> **Exercise requirements**
Exactly as written, write out the lines below from the first to the one containing "from matplotlib.ticker import MultipleLocator", inclusive. Pictures do not belong in the copy.
——————————
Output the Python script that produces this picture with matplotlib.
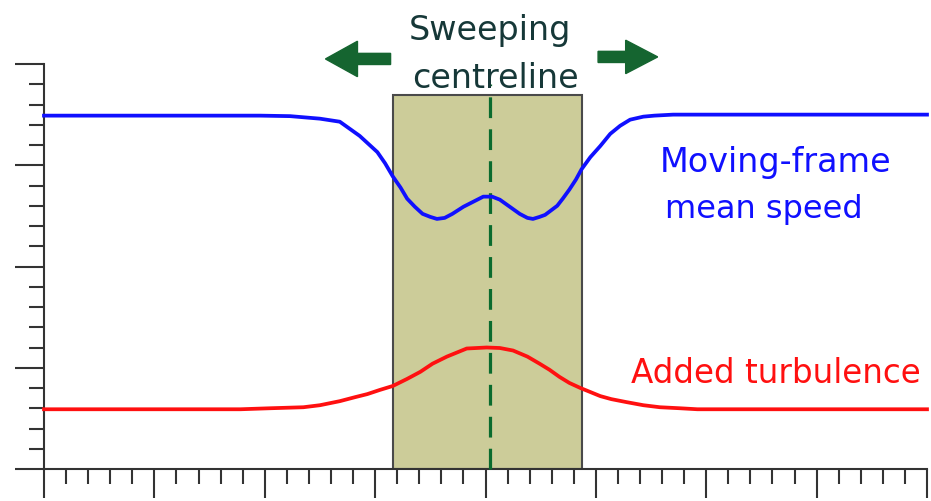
import matplotlib
matplotlib.use('Agg')
import matplotlib.pyplot as plt
from matplotlib.patches import Rectangle
from matplotlib.ticker import MultipleLocator

# moving-frame mean speed
blue_x = [0.0, 1.96, 2.23, 2.50, 2.68, 2.77, 2.86, 3.02, 3.09, 3.16, 3.23, 3.29,
          3.36, 3.43, 3.50, 3.56, 3.63, 3.70, 3.80, 3.89, 3.98, 4.06, 4.13, 4.22,
          4.31, 4.38, 4.43, 4.49, 4.54, 4.65, 4.70, 4.76, 4.82, 4.87, 4.95, 5.04,
          5.13, 5.22, 5.31, 5.43, 5.53, 5.70, 8.0]
blue_y = [3.49, 3.49, 3.485, 3.46, 3.43, 3.36, 3.29, 3.13, 3.02, 2.89, 2.78, 2.67,
          2.59, 2.52, 2.49, 2.47, 2.48, 2.52, 2.59, 2.64, 2.69, 2.69, 2.66, 2.59,
          2.52, 2.48, 2.47, 2.49, 2.51, 2.60, 2.67, 2.76, 2.86, 2.96, 3.08, 3.19,
          3.31, 3.39, 3.45, 3.48, 3.49, 3.50, 3.50]

# added turbulence
red_x = [0.0, 1.78, 2.05, 2.35, 2.50, 2.68, 2.82, 2.93, 3.04, 3.16, 3.29, 3.41,
         3.52, 3.65, 3.74, 3.83, 4.01, 4.13, 4.25, 4.38, 4.49, 4.58, 4.67, 4.76,
         4.86, 4.95, 5.04, 5.14, 5.28, 5.43, 5.58, 5.76, 5.92, 8.0]
red_y = [0.59, 0.59, 0.60, 0.61, 0.63, 0.67, 0.71, 0.74, 0.78, 0.82, 0.89, 0.96,
         1.04, 1.11, 1.15, 1.19, 1.20, 1.195, 1.17, 1.11, 1.04, 0.98, 0.91, 0.85,
         0.80, 0.76, 0.72, 0.69, 0.66, 0.63, 0.61, 0.60, 0.59, 0.59]

# sweeping band and centreline
box_left, box_right, box_top = 3.16, 4.87, 3.69
centre_x = 4.04
centre_top = 3.80

fig = plt.figure(figsize=(9.31, 5.02), dpi=100)
ax = fig.add_axes([44/931, 32/502, 883/931, 405/502])

ax.add_patch(Rectangle((box_left, 0), box_right - box_left, box_top,
                       facecolor='#cccc99', edgecolor='#4a4a4a', lw=1.5, zorder=1))
ax.plot([centre_x, centre_x], [0, centre_top], color='#0a6b2e', lw=2.3,
        linestyle=(0, (6.5, 3.5)), zorder=3, clip_on=False)

ax.plot(blue_x, blue_y, color='#1010ff', lw=2.7, zorder=4, clip_on=False)
ax.plot(red_x, red_y, color='#ff1010', lw=2.7, zorder=4, clip_on=False)

# arrows showing the sweep
ax.arrow(3.14, 4.05, -0.30, 0, width=0.11, head_width=0.35, head_length=0.29,
         length_includes_head=False, color='#156530', clip_on=False)
ax.arrow(5.02, 4.07, 0.25, 0, width=0.11, head_width=0.33, head_length=0.29,
         length_includes_head=False, color='#156530', clip_on=False)

ax.text(4.04, 4.25, 'Sweeping', ha='center', va='baseline',
        fontsize=24, color='#163838', zorder=6, clip_on=False)
ax.text(4.09, 3.77, 'centreline', ha='center', va='baseline',
        fontsize=24, color='#163838', zorder=6, clip_on=False)
ax.text(6.63, 2.94, 'Moving-frame', ha='center', va='baseline',
        fontsize=24, color='#1010ff')
ax.text(6.52, 2.49, 'mean speed', ha='center', va='baseline',
        fontsize=23, color='#1010ff')
ax.text(6.63, 0.86, 'Added turbulence', ha='center', va='baseline',
        fontsize=23.5, color='#ff1010')

ax.set_xlim(0, 8)
ax.set_ylim(0, 4)
ax.xaxis.set_major_locator(MultipleLocator(1))
ax.xaxis.set_minor_locator(MultipleLocator(0.2))
ax.yaxis.set_major_locator(MultipleLocator(1))
ax.yaxis.set_minor_locator(MultipleLocator(0.2))
ax.tick_params(which='major', direction='out', length=21, width=1.5, color='#333333',
               labelleft=False, labelbottom=False)
ax.tick_params(which='minor', direction='out', length=11, width=1.5, color='#333333')

for s in ['top', 'right']:
    ax.spines[s].set_visible(False)
for s in ['left', 'bottom']:
    ax.spines[s].set_linewidth(1.5)
    ax.spines[s].set_color('#333333')

fig.savefig('out.png', dpi=100)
——————————
> **The reply**
Output the Python script that produces this picture with matplotlib.
import matplotlib
matplotlib.use('Agg')
import matplotlib.pyplot as plt
from matplotlib.patches import Rectangle
from matplotlib.ticker import MultipleLocator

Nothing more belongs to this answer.